In June 2023, Georgia Gov. Brian Kemp announced that his office was awarding $83.5 million in American Rescue Plan funds towards “public safety” grants for 118 grantees, declaring that the funding will support police against “dangerous criminals.” Many of the grantees are in counties and towns proximate to the site where the Atlanta Public Safety Training Center is under construction.
Among the grantees, the Cherokee County Sheriff used its $518,787.50 grant to grow the agency’s automated license plate reader network with 35 more cameras from Flock Safety. The DeKalb County Police Department proposed using the agency’s nearly $1 million grant to purchase a military grade surveillance camera to be installed on one of the agency’s helicopters along with a thermal imaging camera for its SWAT team. Doraville proposed purchasing equipment from Cellebrite, a mobile forensics technology, which has questionable legal status as the technology is designed to extract information from smartphones without user permission to log into the device.
Georgia public safety grants are funding not only individual surveillance technologies, but also platforms that facilitate police integration of numerous data sources, broadening and streamlining the surveillance dragnet. South Fulton is following a national trend by using their grant to sign a contract with Fusus’ cloud-based platform that integrates multiple surveillance technologies for use in real time crime centers.
Fusus also touts the infrastructure for constructing a camera network of both public and private cameras to police, similar to Amazon Ring but with dramatically increased surveillance capacity. Atlanta was awarded more than $1,600,000 for, “investment in gun safety equipment and training for citizens, as well as cloud-based technology and maintenance.”
The grant funding is not limited to local police, as the Georgia Bureau of Investigation and the Georgia Public Safety Training Center also were awarded funds, furthering the post-9/11 goal of building an interoperable surveillance and communications network among all layers of law enforcement.
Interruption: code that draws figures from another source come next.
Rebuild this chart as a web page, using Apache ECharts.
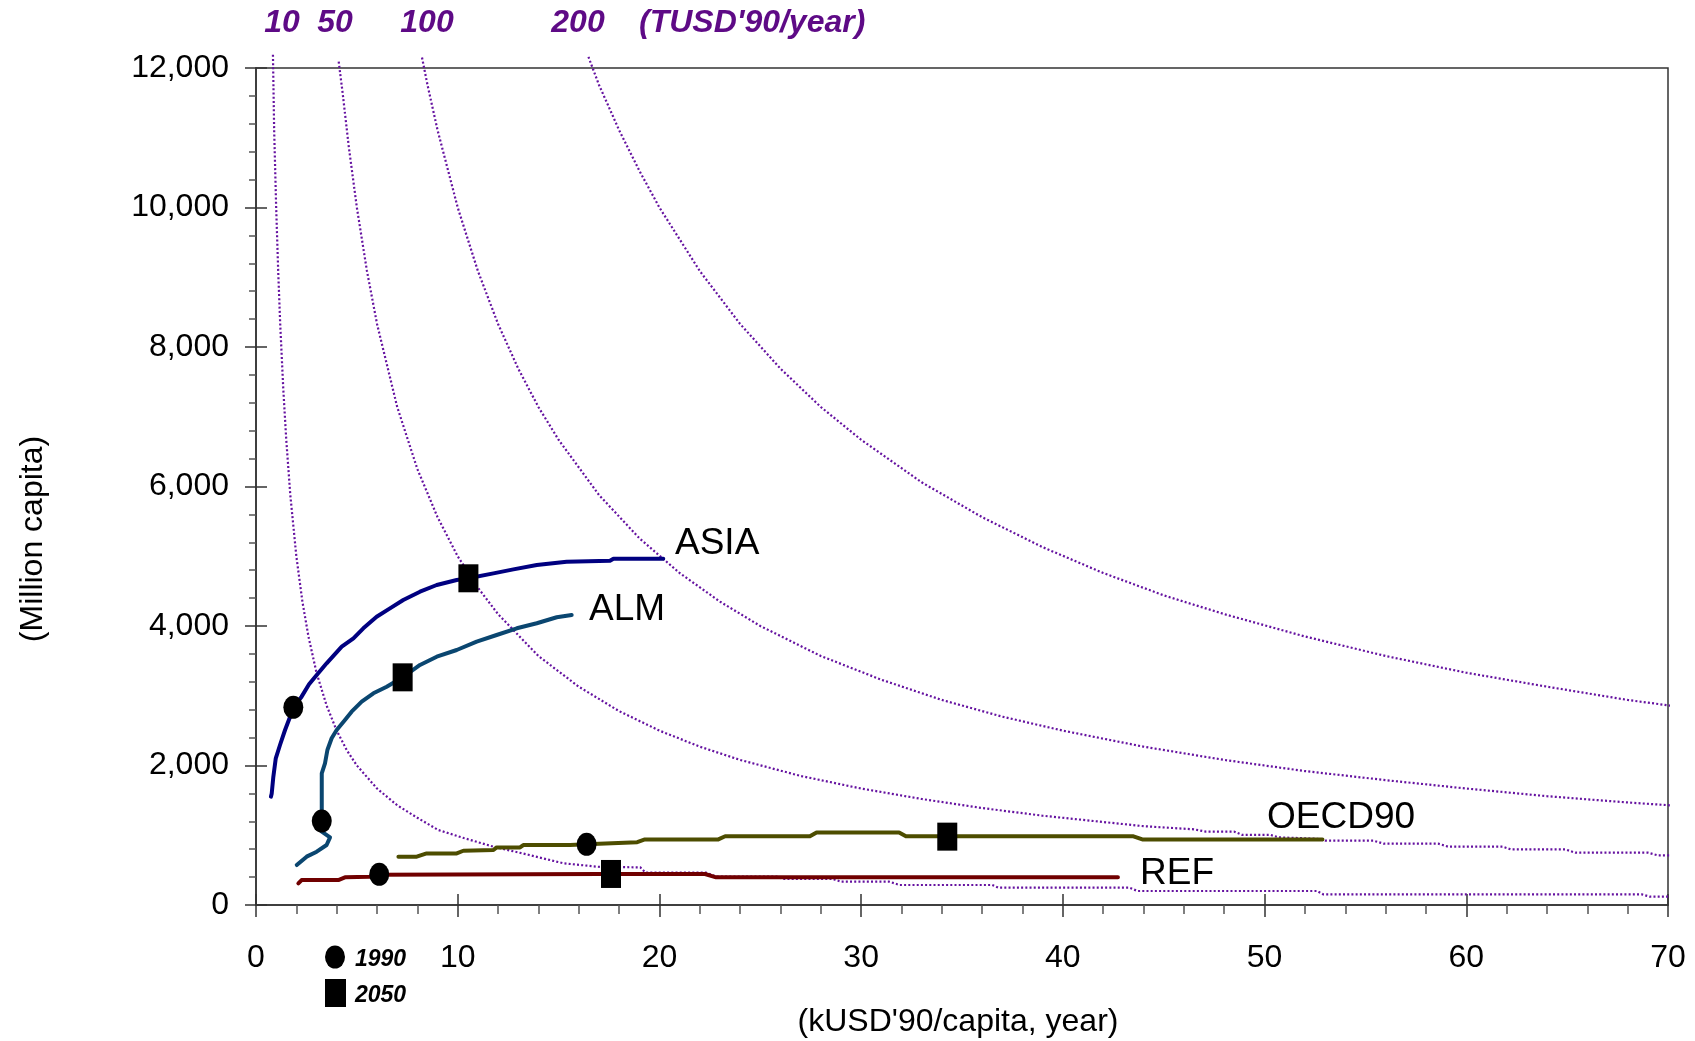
<!DOCTYPE html>
<html><head><meta charset="utf-8">
<script src="https://cdn.jsdelivr.net/npm/echarts@6/dist/echarts.min.js"></script>
<style>html,body{margin:0;padding:0;background:#fff}#c{width:1695px;height:1041px}</style>
</head><body><div id="c"></div>
<script>
// Regional trajectories [GDP per capita (kUSD'90/capita), population (million)]
const asia = [[0.74,1553],[0.78,1600],[0.86,1840],[0.98,2103],[1.19,2294],[1.44,2509],[1.69,2700],[1.85,2834],[2.26,2987],[2.63,3164],[3.01,3298],[3.50,3465],[4.25,3703],[4.83,3823],[5.32,3967],[5.98,4133],[6.64,4253],[7.30,4373],[8.13,4492],[8.96,4588],[9.95,4660],[10.53,4684],[11.77,4755],[12.76,4812],[13.92,4874],[15.40,4922],[17.55,4937],[17.72,4965],[20.19,4965]];
const alm = [[2.02,573],[2.51,693],[3.01,764],[3.50,860],[3.67,970],[3.26,1051],[3.26,1204],[3.26,1888],[3.42,2031],[3.54,2222],[3.75,2390],[4.00,2509],[4.41,2652],[4.74,2772],[5.24,2915],[5.82,3035],[6.48,3130],[7.27,3264],[8.13,3441],[8.96,3560],[9.95,3656],[10.94,3775],[11.93,3871],[12.93,3967],[13.92,4039],[14.91,4125],[15.65,4158]];
const oecd90 = [[7.06,693],[7.97,693],[8.46,740],[9.95,740],[10.28,778],[11.77,788],[11.93,826],[13.09,826],[13.25,860],[15.57,860],[16.39,870],[18.9,900],[19.28,940],[22.92,940],[23.26,985],[27.46,985],[27.79,1040],[31.88,1040],[32.22,985],[43.5,985],[43.94,940],[52.87,940]];
const ref = [[2.10,311],[2.26,358],[4.08,358],[4.41,397],[5.65,406],[6.11,435],[17.06,445],[22.26,445],[22.81,397],[42.73,397]];
const regionNames = ['ASIA','ALM','OECD90','REF'];
// 1990 and 2050 points
const points1990 = [[1.85,2834],[3.26,1204],[16.39,870],[6.11,440]];
const points2050 = [[10.53,4684],[7.27,3264],[34.27,980],[17.60,445]];
// Iso-GDP curves (TUSD'90/year)
const iso10 = [[0.84,12190],[0.9,11110],[1,10000],[1.1,9090],[1.2,8330],[1.35,7410],[1.5,6670],[1.7,5880],[2,5000],[2.3,4350],[2.6,3850],[3,3330],[3.5,2860],[4,2500],[4.5,2220],[5,2000],[6,1670],[7,1430],[8,1250],[9.04,1075],[10.3,960],[11.77,836],[13.5,720],[15.24,598],[17.06,545],[19.05,540],[19.3,466],[22.3,466],[22.8,406],[25.9,406],[26.1,373],[28.6,373],[29,334],[31.4,334],[31.9,287],[36.5,287],[36.8,248],[43.3,248],[43.7,201],[52.6,201],[52.9,153],[68.7,153],[69.1,119],[71.1,119]];
const iso50 = [[4.1,12090],[4.3,11630],[4.6,10870],[5,10000],[5.5,9090],[6,8330],[7,7140],[8,6250],[9,5560],[10,5000],[11,4550],[12,4170],[14,3570],[16,3130],[18,2780],[20,2500],[22,2270],[24,2080],[27,1850],[30,1670],[33,1520],[36,1390],[39,1280],[42,1190],[44,1130],[46.5,1085],[47.1,1051],[48.5,1051],[48.9,1004],[50.3,1004],[50.7,970],[52.6,950],[53,922],[55.4,922],[55.9,880],[58.6,880],[59.1,836],[61.8,836],[62.2,798],[64.9,798],[65.4,750],[69,750],[69.5,712],[71.1,712]];
const iso100 = [[8.23,12150],[8.5,11760],[9,11110],[10,10000],[11,9090],[12,8330],[13,7690],[14,7140],[15,6670],[17,5880],[19,5260],[21,4760],[23,4350],[25,4000],[28,3570],[31,3230],[34,2940],[37,2700],[40,2500],[44,2270],[48,2080],[52,1920],[56,1790],[60,1670],[64,1560],[68,1470],[71.1,1410]];
const iso200 = [[16.48,12160],[17,11760],[18,11110],[19,10530],[20,10000],[22,9090],[24,8330],[26,7690],[28,7140],[30,6670],[33,6060],[36,5560],[39,5130],[42,4760],[45,4440],[48,4170],[52,3850],[56,3570],[60,3330],[64,3130],[68,2940],[71.1,2820]];
const isoLabels = ['10','50','100','200',"(TUSD'90/year)"];
const legendLabels = ['1990','2050'];
const xTitle = "(kUSD'90/capita, year)";
const yTitle = "(Million capita)";

const FONT = "'Liberation Sans', Arial, sans-serif";
const chart = echarts.init(document.getElementById('c'), null, {renderer:'canvas'});

function regionLine(name, data, color) {
  return {name, type:'line', data, xAxisIndex:0, yAxisIndex:0, symbol:'none', showSymbol:false,
    lineStyle:{color, width:4, join:'round', cap:'round'}, z:3, silent:true, animation:false};
}
function isoLine(name, data) {
  return {name, type:'line', data, xAxisIndex:0, yAxisIndex:0, symbol:'none', showSymbol:false, clip:false,
    lineStyle:{color:'#6512a0', width:2.2, type:[2,2.2]}, z:2, silent:true, animation:false};
}
const isoColor = '#5e0a86';
const txt = (text, x, y, font, fill, align, rotation) => ({type:'text', x, y, z:10, silent:true, rotation: rotation||0,
  style:{text, font, fill: fill||'#000', textAlign: align||'left', textVerticalAlign:'middle'}});
const isoFont = 'italic bold 32px ' + FONT;
const nameFont = '37px ' + FONT;
const legFont = 'italic bold 23px ' + FONT;
const titleFont = '32px ' + FONT;

const axisColor = '#333';
const option = {
  animation:false,
  backgroundColor:'#fff',
  grid:{left:256, right:27, top:68, bottom:136, show:true, borderColor:axisColor, borderWidth:1.5, backgroundColor:'transparent'},
  xAxis:[
    {type:'value', min:0, max:70, interval:10, position:'bottom',
     axisLine:{onZero:false, lineStyle:{color:axisColor, width:1.5}},
     axisTick:{length:12, lineStyle:{color:axisColor, width:1.5}},
     minorTick:{show:true, splitNumber:5, length:9, lineStyle:{color:'#555', width:1.5}},
     axisLabel:{margin:37, fontSize:32, color:'#000', fontFamily:FONT},
     splitLine:{show:false}, minorSplitLine:{show:false}},
    {type:'value', min:0, max:70, interval:10, position:'bottom',
     axisLine:{show:false, onZero:false},
     axisTick:{inside:true, length:11, lineStyle:{color:axisColor, width:1.5}},
     axisLabel:{show:false}, splitLine:{show:false}}
  ],
  yAxis:[
    {type:'value', min:0, max:12000, interval:2000, position:'left',
     axisLine:{onZero:false, lineStyle:{color:axisColor, width:1.5}},
     axisTick:{length:11, lineStyle:{color:axisColor, width:1.5}},
     minorTick:{show:true, splitNumber:5, length:7, lineStyle:{color:'#555', width:1.5}},
     axisLabel:{margin:27, fontSize:32, color:'#000', fontFamily:FONT, padding:[0,0,12,0],
       formatter:v=>v.toLocaleString('en-US')},
     splitLine:{show:false}, minorSplitLine:{show:false}},
    {type:'value', min:0, max:12000, interval:2000, position:'left',
     axisLine:{show:false, onZero:false},
     axisTick:{inside:true, length:11, lineStyle:{color:axisColor, width:1.5}},
     axisLabel:{show:false}, splitLine:{show:false}}
  ],
  series:[
    isoLine('iso10', iso10), isoLine('iso50', iso50), isoLine('iso100', iso100), isoLine('iso200', iso200),
    regionLine(regionNames[0], asia, '#000080'),
    regionLine(regionNames[1], alm, '#0a4670'),
    regionLine(regionNames[2], oecd90, '#4d4d00'),
    regionLine(regionNames[3], ref, '#700000'),
    {name:'1990', type:'scatter', data:points1990, symbol:'circle', symbolSize:[20,23],
     itemStyle:{color:'#000', opacity:1}, z:6, silent:true, animation:false},
    {name:'2050', type:'scatter', data:points2050, symbol:'rect', symbolSize:[20,28],
     itemStyle:{color:'#000', opacity:1}, z:6, silent:true, animation:false}
  ],
  graphic:[
    txt(isoLabels[0], 282, 23, isoFont, isoColor, 'center'),
    txt(isoLabels[1], 335, 23, isoFont, isoColor, 'center'),
    txt(isoLabels[2], 427, 23, isoFont, isoColor, 'center'),
    txt(isoLabels[3], 578, 23, isoFont, isoColor, 'center'),
    txt(isoLabels[4], 639, 23, isoFont, isoColor, 'left'),
    txt(regionNames[0], 675, 544, nameFont),
    txt(regionNames[1], 589, 610, nameFont),
    txt(regionNames[2], 1267, 818, nameFont),
    txt(regionNames[3], 1140, 874, nameFont),
    txt(xTitle, 958, 1022, titleFont, '#000', 'center'),
    txt(yTitle, 33, 539, titleFont, '#000', 'center', Math.PI/2),
    {type:'circle', shape:{cx:0, cy:0, r:10}, x:335, y:957, scaleY:1.16, style:{fill:'#000'}, z:10, silent:true},
    {type:'rect', shape:{x:325, y:979, width:21, height:28}, style:{fill:'#000'}, z:10, silent:true},
    txt(legendLabels[0], 355, 960, legFont),
    txt(legendLabels[1], 355, 996, legFont)
  ]
};
chart.setOption(option);
</script></body></html>
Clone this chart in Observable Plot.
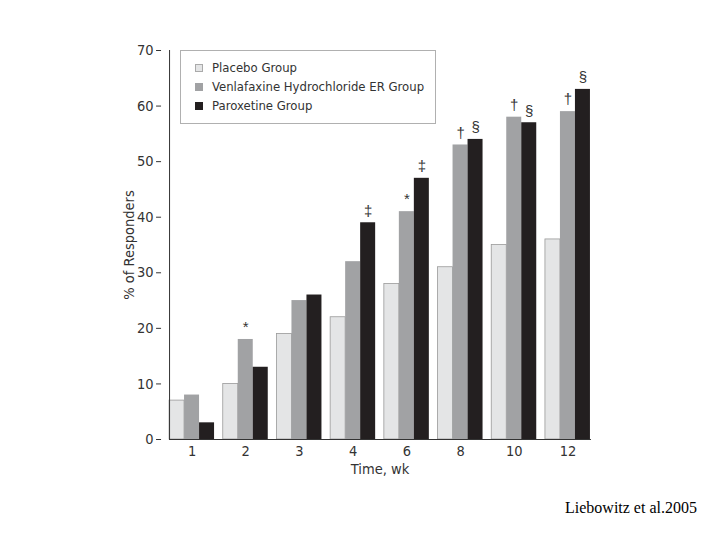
<!DOCTYPE html>
<html><head><meta charset="utf-8">
<script src="https://cdn.jsdelivr.net/npm/d3@7"></script>
<script src="https://cdn.jsdelivr.net/npm/@observablehq/plot@0.6"></script>
<style>
body{margin:0;background:#fff;}
#wrap{position:relative;width:720px;height:540px;font-family:"DejaVu Sans Condensed","Liberation Sans Narrow","Liberation Sans",sans-serif;font-stretch:condensed;}
#legend{position:absolute;left:180px;top:50px;width:256px;height:74px;border:1px solid #b0b0b0;box-sizing:border-box;background:#fff;padding:7px 0 0 14px;font-size:13px;color:#333;white-space:nowrap;}
#legend div{height:19px;line-height:19px;display:flex;align-items:center;}
#legend span.sw{display:inline-block;width:8px;height:8px;margin-right:9px;box-sizing:border-box;flex:none;}
#caption{position:absolute;left:565px;top:499px;font-family:"Liberation Serif","Times New Roman",serif;font-size:16px;color:#000;white-space:nowrap;}
</style></head>
<body><div id="wrap"></div>
<script>
const weeks = ["1","2","3","4","6","8","10","12"];
const groups = ["Placebo Group","Venlafaxine Hydrochloride ER Group","Paroxetine Group"];
const placebo = [7,10,19,22,28,31,35,36];
const venlafaxine = [8,18,25,32,41,53,58,59];
const paroxetine = [3,13,26,39,47,54,57,63];
const venlafaxineMarks = ["","*","","","*","†","†","†"];
const paroxetineMarks = ["","","","‡","‡","§","§","§"];
const yTicks = [0,10,20,30,40,50,60,70];
const colors = ["#e4e5e6","#a1a2a4","#231f20"];

const series = [placebo, venlafaxine, paroxetine];
const marksBy = [weeks.map(()=>""), venlafaxineMarks, paroxetineMarks];
const data = [];
weeks.forEach((w,i)=>groups.forEach((g,j)=>data.push({week:w, group:g, value:series[j][i], note:marksBy[j][i]})));
const notes = data.filter(d=>d.note);

const font = '"DejaVu Sans Condensed","Liberation Sans Narrow","Liberation Sans",sans-serif';
const wrap = document.getElementById("wrap");
const plot = Plot.plot({
  width:720, height:540,
  marginLeft:161, marginRight:122, marginTop:50, marginBottom:101,
  style:{fontFamily:font, fontSize:"14px", color:"#333", background:"#fff"},
  fx:{domain:weeks, paddingInner:0.162, paddingOuter:0.15, round:false, label:"Time, wk", axis:null},
  x:{domain:groups, padding:0, round:false, axis:null},
  y:{domain:[0,70], axis:null},
  color:{domain:groups, range:colors},
  marks:[
    Plot.barY(data,{fx:"week", x:"group", y:"value", fill:"group", stroke:d=>d.group===groups[0]?"#9a9a9a":"none", strokeWidth:0.8}),
    Plot.text(notes,{fx:"week", x:"group", y:"value", text:"note", dy:-12, fontSize:15, fill:"#333", fontFamily:'"Liberation Sans","DejaVu Sans",sans-serif'}),
    Plot.axisY({ticks:yTicks, dx:-8, tickSize:5, tickPadding:3, label:"% of Responders", labelArrow:"none", labelAnchor:"center", labelOffset:46, fontSize:14}),
    Plot.frame({anchor:"bottom", facet:"super", stroke:"#333"}),
    Plot.frame({anchor:"left", facet:"super", stroke:"#333"}),
    Plot.axisFx({anchor:"bottom", tickSize:0, tickPadding:6, label:"Time, wk", labelArrow:"none", labelAnchor:"center", labelOffset:34, fontSize:14})
  ]
});
wrap.appendChild(plot);
plot.querySelectorAll("g[aria-label$='label'] text, text[aria-label$='label']").forEach(t=>t.setAttribute("font-size","14.5"));

const leg = document.createElement("div");
leg.id = "legend";
groups.forEach((g,j)=>{
  const row = document.createElement("div");
  const sw = document.createElement("span");
  sw.className = "sw";
  sw.style.background = colors[j];
  if (j===0) sw.style.border = "1px solid #aaa";
  row.appendChild(sw);
  row.appendChild(document.createTextNode(g));
  leg.appendChild(row);
});
wrap.appendChild(leg);

const cap = document.createElement("div");
cap.id = "caption";
cap.textContent = "Liebowitz et al.2005";
wrap.appendChild(cap);
</script></body></html>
The timing of Gov. Kemp’s grant program signals his intention of using this expanding surveillance apparatus across Georgia as part of a broader counterinsurgency strategy. As the Stop Cop City movement has grown, police agencies have utilized punishment and sheer violence as part of an effort to maintain control. Complementing this violence, Kemp’s recent grant program initiated possibly the largest expansion of surveillance systems in Georgia history.

Now, Georgia police agencies can deploy a set of tools that provide an unprecedented level of power due to technological advances which encourage indiscriminate dragnet monitoring of people and geographies.
Beyond the isolated use of these tools by different agencies, Kemp’s grant program introduced an expanded infrastructure of surveillance technology encouraging maximum data sharing or “mutual aid” support across all levels of policing. For example, it is possible that any data copied and extracted from a cellphone through Doraville’s use of its GrayShift tool will not sit isolated in Doraville’s storage software but will now be shared across Georgia and even federal police agencies. Police and the companies selling surveillance routinely highlight these tools as “force multipliers,” meaning that the unprecedented level of surveillance will have a compounding effect in the ability of police to track any person deemed to be a threat.
With this surveillance infrastructure firmly in place encouraging police to share and request data across jurisdictions in real time, it is likely that the power of this apparatus will inspire new laws and practices aimed at criminalizing dissent. Georgia has already utilized menacing charges, like the use of RICO, to not only intimidate but also to discredit and delegitimize activists and organizers in the eyes of the public.
State officials know the power of narrative control, and will likely use the information collected by surveillance technology not only as a tool of punishment and coercion but also as a means to build consent for intensifying repression against future movements. It’s not hard to imagine automated license plate readers used to track anyone with out-of-state plates in an attempt to push an “outside agitator” narrative intended to undermine the actions and demands of future movements. With cameras everywhere, state officials and police will make use of footage to build public support for using the powers of the police to track and quash threats.
The growth of the surveillance apparatus in Georgia and beyond should be alarming as Trump takes office again. While this growth over the last 40 years has been a bipartisan affair with both parties at all levels of government supporting the adoption of police surveillance infrastructure, President Trump is constructing a team that is fully aligned with his desire to maximally punish dissent.
Trump will likely maintain an open spigot of federal funding for surveillance technologies and other elected officials will follow Kemp’s lead in building their local surveillance infrastructure, particularly in jurisdictions building their own Cop Cities. Where dissent simmers, police surveillance technologies will follow as the state intensifies its counterinsurgency infrastructure and power.